Dossier: ADR-088 (LongMemEval Benchmark)

Generated by dossier-collect skill (ruflo-goals plugin, ADR-099) Seed: ADR-088 · Seed type: adr · Depth: 2 · Truncated: false Generated: 2026-05-03

Executive summary

ADR-088 establishes a reproducible benchmark for AgentDB memory retrieval against the LongMemEval dataset (ICLR 2025, 500 long-conversational-memory questions).
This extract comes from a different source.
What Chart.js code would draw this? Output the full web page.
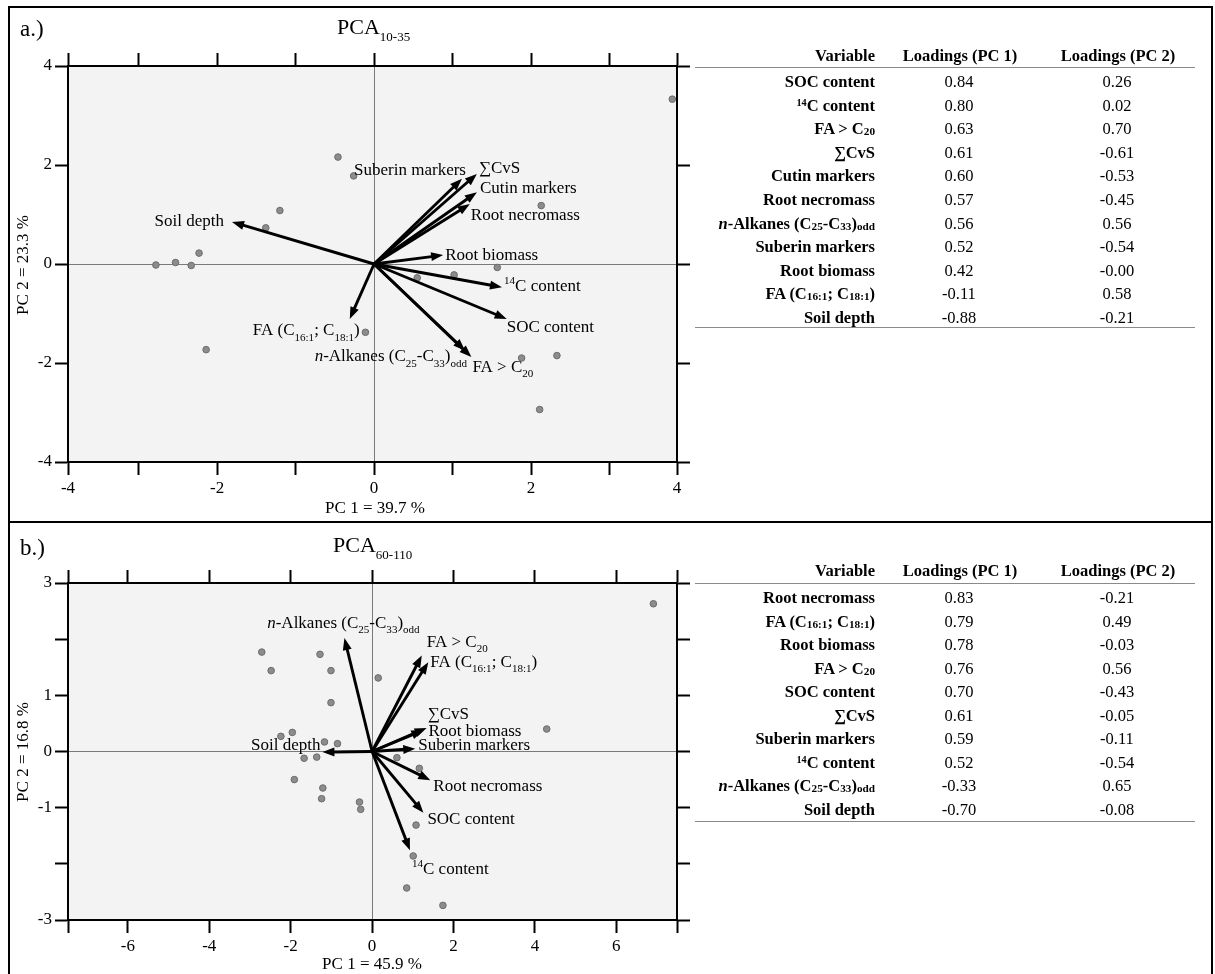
<!DOCTYPE html>
<html>
<head>
<meta charset="utf-8">
<script src="https://cdn.jsdelivr.net/npm/chart.js@4.4.1/dist/chart.umd.min.js"></script>
<style>
  body { margin: 0; background: #fff; }
  #fig { position: relative; width: 1215px; height: 974px; overflow: hidden; font-family: "Liberation Serif", "Times New Roman", serif; color: #000; }
  canvas { position: absolute; left: 0; }
  .txt { position: absolute; white-space: nowrap; line-height: 1; }
  .tbl { font-size: 16.5px; }
  .tbl b sub, .tbl sub { font-size: 0.68em; vertical-align: -0.12em; line-height: 0; }
  .tbl sup { font-size: 0.62em; vertical-align: 0.5em; line-height: 0; }
  .hline { position: absolute; height: 1.5px; background: #8a8a8a; }
</style>
</head>
<body>
<div id="fig">
  <canvas id="pcaTop" width="700" height="522" style="top:0"></canvas>
  <canvas id="pcaBottom" width="700" height="452" style="top:522px"></canvas>
  <div style="position:absolute;left:8px;top:6px;width:1205px;height:972px;border:2px solid #000;box-sizing:border-box;"></div>
  <div style="position:absolute;left:8px;top:521px;width:1205px;height:2px;background:#000;"></div>
</div>
<script>
// panel a) PCA 10-35
const topPointsX = [3.80, -0.46, -0.26, -1.20, -1.38, -2.23, -2.33, -2.78, -2.53, 2.13, 1.57, 1.02, 0.55, -0.11, -2.14, 1.88, 2.33, 2.11];
const topPointsY = [3.33, 2.16, 1.78, 1.08, 0.73, 0.22, -0.03, -0.02, 0.03, 1.18, -0.07, -0.22, -0.28, -1.38, -1.73, -1.90, -1.85, -2.94];
const topArrowNames = ['Soil depth', 'Suberin markers', '∑CvS', 'Cutin markers', 'Root necromass', 'Root biomass',
  '^{14}C content', 'SOC content', 'FA > C_{20}', '<i>n</i>-Alkanes (C_{25}-C_{33})_{odd}', 'FA (C_{16:1}; C_{18:1})'];
const topArrowX = [-1.81, 1.12, 1.31, 1.31, 1.22, 0.88, 1.63, 1.69, 1.24, 1.16, -0.31];
const topArrowY = [0.85, 1.72, 1.82, 1.45, 1.21, 0.18, -0.47, -1.11, -1.88, -1.75, -1.11];
const topXTicks = [-3.9, -3, -2, -1, 0, 1, 2, 3, 3.86];
const topXTickLabels = ['-4', '', '-2', '', '0', '', '2', '', '4'];
const topYTicks = [-4, -2, 0, 2, 4];
const topYTickLabels = ['-4', '-2', '0', '2', '4'];

const topTableVars = ['SOC content', '^{14}C content', 'FA > C_{20}', '∑CvS', 'Cutin markers', 'Root necromass',
  '<i>n</i>-Alkanes (C_{25}-C_{33})_{odd}', 'Suberin markers', 'Root biomass', 'FA (C_{16:1}; C_{18:1})', 'Soil depth'];
const topTablePC1 = ['0.84', '0.80', '0.63', '0.61', '0.60', '0.57', '0.56', '0.52', '0.42', '-0.11', '-0.88'];
const topTablePC2 = ['0.26', '0.02', '0.70', '-0.61', '-0.53', '-0.45', '0.56', '-0.54', '-0.00', '0.58', '-0.21'];

// panel b) PCA 60-110
const botPointsX = [-2.71, -1.28, -2.48, -1.01, 0.15, -1.01, 4.29, -2.24, -1.96, -1.17, -0.85, -1.67, -1.36, 0.61, 1.16, -1.91, -1.21, -1.24, -0.31, -0.28, 1.08, 1.01, 0.85, 1.74, 6.91];
const botPointsY = [1.77, 1.73, 1.44, 1.44, 1.31, 0.87, 0.40, 0.27, 0.34, 0.17, 0.14, -0.12, -0.10, -0.11, -0.30, -0.50, -0.65, -0.84, -0.90, -1.03, -1.31, -1.86, -2.43, -2.74, 2.63];
const botArrowNames = ['<i>n</i>-Alkanes (C_{25}-C_{33})_{odd}', 'FA > C_{20}', 'FA (C_{16:1}; C_{18:1})', '∑CvS', 'Root biomass',
  'Suberin markers', 'Soil depth', 'Root necromass', 'SOC content', '^{14}C content'];
const botArrowX = [-0.68, 1.22, 1.38, 1.34, 1.26, 1.06, -1.22, 1.43, 1.26, 0.93];
const botArrowY = [2.02, 1.71, 1.59, 0.42, 0.38, 0.05, -0.01, -0.51, -1.09, -1.76];
const botXTicks = [-7.47, -6, -4, -2, 0, 2, 4, 6, 7.49];
const botXTickLabels = ['', '-6', '-4', '-2', '0', '2', '4', '6', ''];
const botYTicks = [-3, -2, -1, 0, 1, 2, 3];
const botYTickLabels = ['-3', '', '-1', '0', '1', '', '3'];

const botTableVars = ['Root necromass', 'FA (C_{16:1}; C_{18:1})', 'Root biomass', 'FA > C_{20}', 'SOC content', '∑CvS',
  'Suberin markers', '^{14}C content', '<i>n</i>-Alkanes (C_{25}-C_{33})_{odd}', 'Soil depth'];
const botTablePC1 = ['0.83', '0.79', '0.78', '0.76', '0.70', '0.61', '0.59', '0.52', '-0.33', '-0.70'];
const botTablePC2 = ['-0.21', '0.49', '-0.03', '0.56', '-0.43', '-0.05', '-0.11', '-0.54', '0.65', '-0.08'];

// label placement next to arrow tips: [dx px, dy px, align]
const topLabelLayout = [[-8, 0, 'right'], [4, -8, 'right'], [2, -5, 'left'], [3, -4, 'left'], [1, 11, 'left'], [2, 0, 'left'],
  [2, -1, 'left'], [0, 9, 'left'], [1, 10, 'left'], [2, 6, 'right'], [10, 12, 'right']];
const botLabelLayout = [[-1, -15, 'center'], [5, -13, 'left'], [2, 0, 'left'], [1, -13, 'left'], [5, 1, 'left'],
  [3, -3, 'left'], [-2, -7, 'right'], [3, 6, 'left'], [4, 7, 'left'], [2, 19, 'left']];

const SERIF = '"Liberation Serif", "Times New Roman", serif';

function parseRich(s) {
  const parts = [];
  const re = /<i>(.*?)<\/i>|_\{(.*?)\}|\^\{(.*?)\}|([^<_^]+)/g;
  let m;
  while ((m = re.exec(s))) {
    if (m[1] !== undefined) parts.push({ t: m[1], k: 'i' });
    else if (m[2] !== undefined) parts.push({ t: m[2], k: 'sub' });
    else if (m[3] !== undefined) parts.push({ t: m[3], k: 'sup' });
    else parts.push({ t: m[4], k: 'n' });
  }
  return parts;
}

function drawRich(ctx, s, x, y, align, size) {
  const parts = parseRich(s);
  const fontFor = p => (p.k === 'i' ? 'italic ' : '') + (p.k === 'sub' || p.k === 'sup' ? size * 0.65 : size) + 'px ' + SERIF;
  let w = 0;
  parts.forEach(p => { ctx.font = fontFor(p); p.w = ctx.measureText(p.t).width; w += p.w; });
  let cx = align === 'right' ? x - w : align === 'center' ? x - w / 2 : x;
  ctx.textBaseline = 'middle';
  ctx.textAlign = 'left';
  ctx.fillStyle = '#000';
  parts.forEach(p => {
    ctx.font = fontFor(p);
    const dy = p.k === 'sub' ? size * 0.42 : p.k === 'sup' ? -size * 0.3 : 0;
    ctx.fillText(p.t, cx, y + dy);
    cx += p.w;
  });
}

function drawArrow(ctx, x0, y0, x1, y1) {
  const a = Math.atan2(y1 - y0, x1 - x0), c = Math.cos(a), s = Math.sin(a);
  const L = 12, W = 4.5;
  ctx.beginPath();
  ctx.moveTo(x0, y0);
  ctx.lineTo(x1 - L * 0.8 * c, y1 - L * 0.8 * s);
  ctx.lineWidth = 2.9;
  ctx.strokeStyle = '#000';
  ctx.stroke();
  ctx.beginPath();
  ctx.moveTo(x1, y1);
  ctx.lineTo(x1 - L * c + W * s, y1 - L * s - W * c);
  ctx.lineTo(x1 - L * c - W * s, y1 - L * s + W * c);
  ctx.closePath();
  ctx.fillStyle = '#000';
  ctx.fill();
}

const plotBg = {
  id: 'plotBg',
  beforeDraw(chart) {
    const { ctx, chartArea: a } = chart;
    ctx.save();
    ctx.fillStyle = '#f3f3f3';
    ctx.fillRect(a.left, a.top, a.right - a.left, a.bottom - a.top);
    ctx.restore();
  }
};

function biplot(names, ax, ay, layout) {
  return {
    id: 'biplot',
    afterDatasetsDraw(chart) {
      const { ctx, scales: { x, y } } = chart;
      const ox = x.getPixelForValue(0), oy = y.getPixelForValue(0);
      ctx.save();
      names.forEach((n, i) => {
        drawArrow(ctx, ox, oy, x.getPixelForValue(ax[i]), y.getPixelForValue(ay[i]));
      });
      names.forEach((n, i) => {
        const [dx, dy, al] = layout[i];
        drawRich(ctx, n, x.getPixelForValue(ax[i]) + dx, y.getPixelForValue(ay[i]) + dy, al, 17);
      });
      ctx.restore();
    }
  };
}

function axis(pos, min, max, ticks, labels, zeroLine, size) {
  const horiz = pos === 'top' || pos === 'bottom';
  return {
    type: 'linear', position: pos, min, max,
    afterBuildTicks: s => { s.ticks = ticks.map(v => ({ value: v })); },
    afterFit: s => { if (horiz) s.height = size; else s.width = size; },
    ticks: {
      autoSkip: false, maxRotation: 0, padding: 3, color: '#000',
      font: { family: SERIF, size: 17 },
      callback: (v, i) => labels ? labels[i] : ''
    },
    grid: {
      drawOnChartArea: zeroLine,
      color: c => (zeroLine && c.tick && c.tick.value === 0) ? '#7a7a7a' : 'rgba(0,0,0,0)',
      lineWidth: 1, tickColor: '#000', tickWidth: 2, tickLength: 13
    },
    border: { display: true, color: '#000', width: 2 }
  };
}

function makePanel(id, c) {
  return new Chart(document.getElementById(id), {
    type: 'scatter',
    data: {
      datasets: [{
        data: c.px.map((v, i) => ({ x: v, y: c.py[i] })),
        pointRadius: 3.3, pointBackgroundColor: '#8c8c8c', pointBorderColor: '#6c6c6c', pointBorderWidth: 1
      }]
    },
    options: {
      responsive: false, animation: false,
      layout: { padding: 0 },
      plugins: { legend: { display: false }, tooltip: { enabled: false } },
      scales: {
        x: axis('bottom', c.xMin, c.xMax, c.xTicks, c.xLabels, true, c.bottomH),
        x2: axis('top', c.xMin, c.xMax, c.topTicks, null, false, c.topH),
        y: axis('left', c.yMin, c.yMax, c.yTicks, c.yLabels, true, 68),
        y2: axis('right', c.yMin, c.yMax, c.yTicks, null, false, 23)
      }
    },
    plugins: [plotBg, biplot(c.names, c.ax, c.ay, c.layout)]
  });
}

makePanel('pcaTop', {
  px: topPointsX, py: topPointsY, names: topArrowNames, ax: topArrowX, ay: topArrowY, layout: topLabelLayout,
  xMin: -3.9, xMax: 3.86, xTicks: topXTicks, xLabels: topXTickLabels, topTicks: topXTicks,
  yMin: -4, yMax: 4, yTicks: topYTicks, yLabels: topYTickLabels, topH: 66, bottomH: 60
});

makePanel('pcaBottom', {
  px: botPointsX, py: botPointsY, names: botArrowNames, ax: botArrowX, ay: botArrowY, layout: botLabelLayout,
  xMin: -7.47, xMax: 7.49, xTicks: botXTicks, xLabels: botXTickLabels, topTicks: botXTicks,
  yMin: -3, yMax: 3, yTicks: botYTicks, yLabels: botYTickLabels, topH: 61, bottomH: 54
});

// texts and tables
const fig = document.getElementById('fig');
function toHtml(s) {
  return s.replace(/ > /g, ' &gt; ').replace(/_\{(.*?)\}/g, '<sub>$1</sub>').replace(/\^\{(.*?)\}/g, '<sup>$1</sup>');
}
function addText(html, x, y, align, style, cls) {
  const d = document.createElement('div');
  d.className = 'txt' + (cls ? ' ' + cls : '');
  d.innerHTML = html;
  d.style.left = x + 'px';
  d.style.top = y + 'px';
  const tx = align === 'right' ? '-100%' : align === 'center' ? '-50%' : '0';
  d.style.transform = 'translate(' + tx + ',-50%)';
  if (style) d.style.cssText += style;
  fig.appendChild(d);
  return d;
}
function addLine(x, y, w) {
  const d = document.createElement('div');
  d.className = 'hline';
  d.style.left = x + 'px'; d.style.top = y + 'px'; d.style.width = w + 'px';
  fig.appendChild(d);
}
function buildTable(vars, pc1, pc2, headY, lineY, rowY0, step, endY) {
  addText('<b>Variable</b>', 875, headY, 'right', '', 'tbl');
  addText('<b>Loadings (PC 1)</b>', 960, headY, 'center', '', 'tbl');
  addText('<b>Loadings (PC 2)</b>', 1118, headY, 'center', '', 'tbl');
  addLine(695, lineY, 500);
  vars.forEach((v, i) => {
    const y = rowY0 + i * step;
    addText('<b>' + toHtml(v) + '</b>', 875, y, 'right', '', 'tbl');
    addText(pc1[i], 959, y, 'center', '', 'tbl');
    addText(pc2[i], 1117, y, 'center', '', 'tbl');
  });
  addLine(695, endY, 500);
}

addText('a.)', 20, 28, 'left', 'font-size:23px;');
addText('PCA<span style="font-size:13px;position:relative;top:7px">10-35</span>', 337, 27, 'left', 'font-size:22px;');
addText('PC 1 = 39.7 %', 375, 507, 'center', 'font-size:17px;');
addText('PC 2 = 23.3 %', 22, 265, 'left', 'font-size:17px;transform:translate(-50%,-50%) rotate(-90deg);');
buildTable(topTableVars, topTablePC1, topTablePC2, 56, 66.5, 82, 23.6, 326.5);

addText('b.)', 20, 547, 'left', 'font-size:23px;');
addText('PCA<span style="font-size:13px;position:relative;top:7px">60-110</span>', 333, 545, 'left', 'font-size:22px;');
addText('PC 1 = 45.9 %', 372, 963, 'center', 'font-size:17px;');
addText('PC 2 = 16.8 %', 22, 752, 'left', 'font-size:17px;transform:translate(-50%,-50%) rotate(-90deg);');
buildTable(botTableVars, botTablePC1, botTablePC2, 571, 582.5, 598, 23.5, 820.5);
</script>
</body>
</html>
It was prompted by MemPalace reporting 96.6% raw / 100% hybrid; our goal was to position AgentDB on the same axis. The decision touches three living artifacts: the harness in v3/@claude-flow/memory/benchmarks/longmemeval/, multiple result JSONs from runs in April-May 2026, and a chain of ADRs (-076, -077, -075, -089) that supply the underlying memory-bridge, DiskANN, and learning-pipeline components. Recent commits show iterative SOTA improvement: BM25+RRF hybrid hit C@1=26.8%, MRR=0.3269.

Entity table

Entity	Type	Key attrs	Sources
`ADR-088`	adr	Status: Accepted, Date: 2026-04-08	Read
`LongMemEval`	benchmark	ICLR 2025, 500 Qs, 6 question types	adr-text, WebSearch
`MemPalace`	external-system	100% hybrid, 96.6% raw	adr-text
`AgentDB`	system	Ruflo's memory backend	adr-text, codebase
`harness.ts`	file	benchmark runner	Glob, Read
`agentdb-adapter.ts`	file	adapter for AgentDB	Glob
`BM25+RRF`	technique	hybrid retrieval, current SOTA	git-log
`MiniLM`	model	embedding model used	git-log
`ADR-076`	adr	Memory Bridge (related)	adr-text
`ADR-077`	adr	DiskANN (related)	adr-text
`ADR-075`	adr	Learning Pipeline (related)	adr-text
`ADR-089`	adr	retrieval improvements (follow-on)	git-log
`OMEGA`	external-system	95.4% on LongMemEval	adr-text
`Supermemory`	external-system	~93% on gpt-4o	adr-text

Graph

mermaid

graph TD
  ADR088[ADR-088] -->|benchmarks| LongMemEval
  ADR088 -->|targets| AgentDB
  ADR088 -->|prompted-by| MemPalace
  ADR088 -->|relates-to| ADR076
  ADR088 -->|relates-to| ADR077
  ADR088 -->|relates-to| ADR075
  ADR088 -->|followed-by| ADR089
  AgentDB -->|implemented-in| harness.ts
  harness.ts -->|delegates-to| agentdb-adapter.ts
  ADR088 -->|adopts| BM25+RRF
  ADR088 -->|uses| MiniLM
  LongMemEval -->|compared-against| OMEGA
  LongMemEval -->|compared-against| Supermemory
  LongMemEval -->|compared-against| MemPalace

Source provenance

Round	Sources used (parallel batch)	Entities surfaced
0	`Read v3/docs/adr/ADR-088-longmemeval-benchmark.md`, `Glob v3/@claude-flow/memory/benchmarks/longmemeval/*`, `Bash git log --all -- ADR-088`	ADR-088, LongMemEval, MemPalace, AgentDB, harness.ts, agentdb-adapter.ts, OMEGA, Supermemory
1	`Bash git log --oneline --all` (filtered "adr-088"), `Grep "LongMemEval"`	BM25+RRF, MiniLM, ADR-076, ADR-077, ADR-075, ADR-089

Recent git history (provenance for "iterative SOTA"):

b6ca2dd5d docs(adr-088): record smart+hybrid SOTA (C@1=26.8%, MRR=0.3269)
afc75cc71 bench(longmemeval): MiniLM + BM25 hybrid ablation
6bbbdbe2a bench(adr-088): BM25 + RRF hybrid retrieval; new SOTA at C@1=26.8%
f88e99ba1 docs(adr-088): add 2026-05-01 run results + tiered optimization roadmap
7331fdd5a feat: LongMemEval benchmark results and ADR-089 retrieval improvements

Stats

Nodes: 14 (1 adr-seed, 4 related ADRs, 1 benchmark, 1 system, 3 external-systems, 2 files, 2 techniques)
Edges: 12
Tokens: ~1.1k
Wall: ~3 seconds (Read + Glob + Grep + git in one batch)

Open questions / depth-3 candidates

ADR-089 (retrieval improvements) is referenced but not expanded — would surface the actual algorithmic delta.
ADR-076 Memory Bridge contains the AgentDB write path; expanding it would link back to ruflo-rag-memory plugin.
Run results JSONs in results/ subdirectory contain per-question scores worth statistical-summary expansion.